WWDC 2013tGuy English: “There’s only one CPU socket and it bets heavily on the bus and GPU performance. While this looks to software to be just another Mac, it isn’t. It’s capabilities aren’t traditional. The CPU is a front end to a couple of very capable massively parallel processors at the end of a relatively fast bus. One of those GPUs isn’t even hooked up to do graphics. I think that’s a serious tell. If you leverage your massively parallel GPU to run a computation that runs even one second and in that time you can’t update your screen, that’s a problem. Have one GPU dedicated to rendering and a second available for serious computation and you’ve got an architecture that’ll feel incredible to work with.”

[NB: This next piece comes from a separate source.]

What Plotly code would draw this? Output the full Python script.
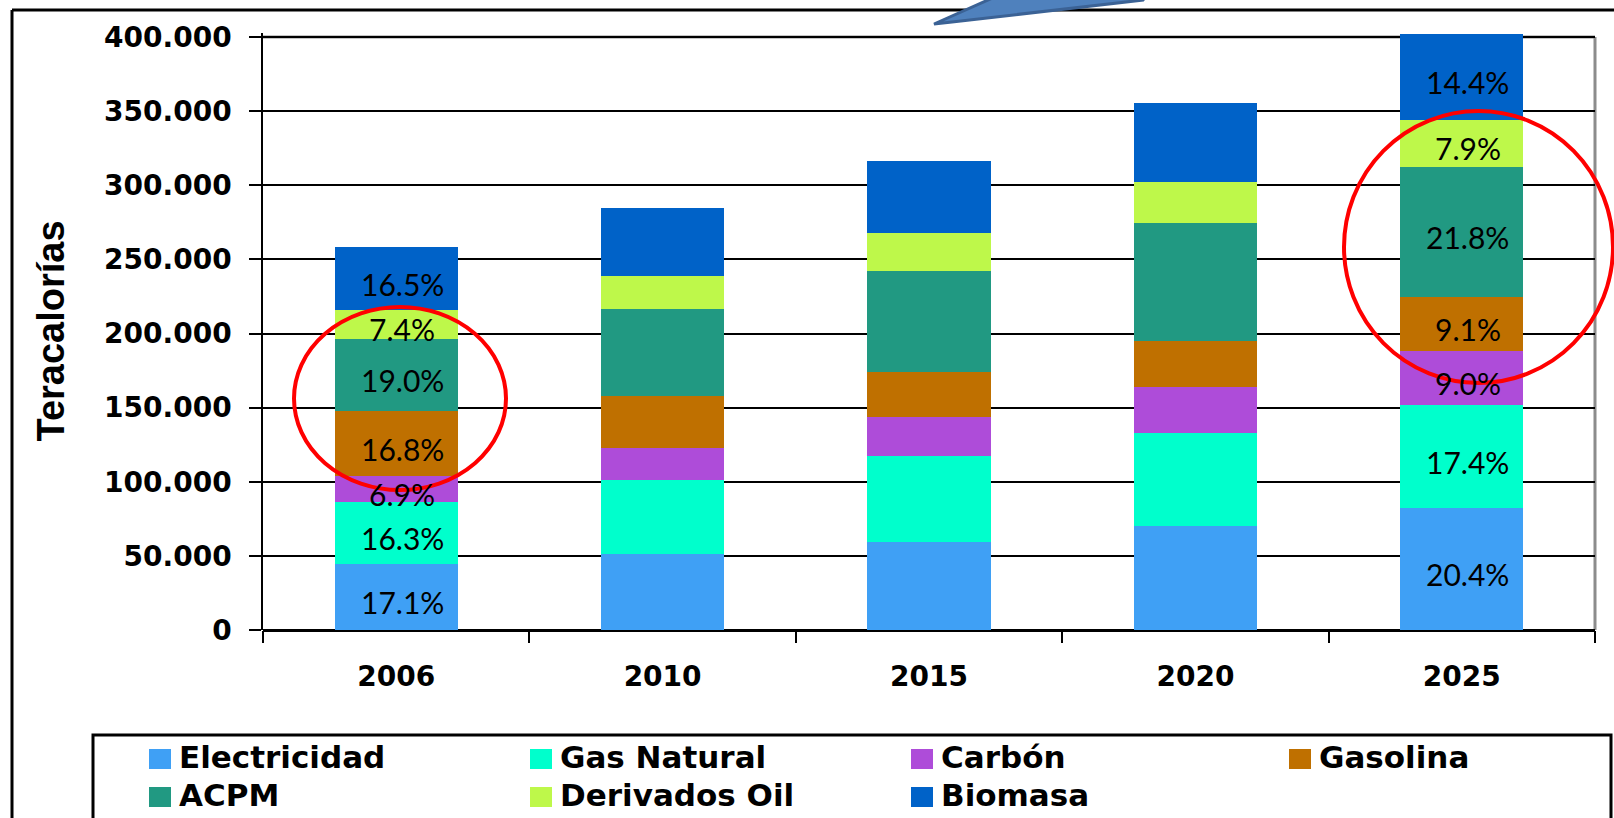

At my day job I work on an SDK that allows people to embed video in their applications. The SDK lives on an awesome framework developed by our Systems team that is portable and allows us to create plugins that can process media and push it down the pipeline. That pipeline includes plugins to receive data from the network, decode that data, time it, and render it to a portion of a display. It can do this for live and recorded video, MPEG4, H.264, and even low frame rate JPEG video (so we don’t have to decode frames on the client.) But, I digress. If you notice, I mentioned decoding. We’ve looked at decoding with hardware but it’s actually quite expensive to push encoded frames across the bus, decode them, push them back across the bus, and finally render it, which pushes it back across the bus. Ick.

At one time Pelco had built its own combo card that could decode video and render to the display with a single push across the bus. That was a cool piece of hardware. At the time we could decode and display sixteen separate video streams simultaneously, at varying frame rates. That card was extremely underpowered. I guess what I’m getting at is this: How cool would it be to leverage one GPU on a Mac Pro for decoding all video, be it one stream or sixteen, and push the results across to the secondary GPU for rendering, without a transfer back across the bus to main memory? The idea of it seems very exciting.

Now all we need to do is build our pipeline for Mac OSX(totally doable) and create a new decode/render plugin that takes advantage of the new GPU. I’m not sure if its totally possible, without multiple bus transfers, but it would be fun to try.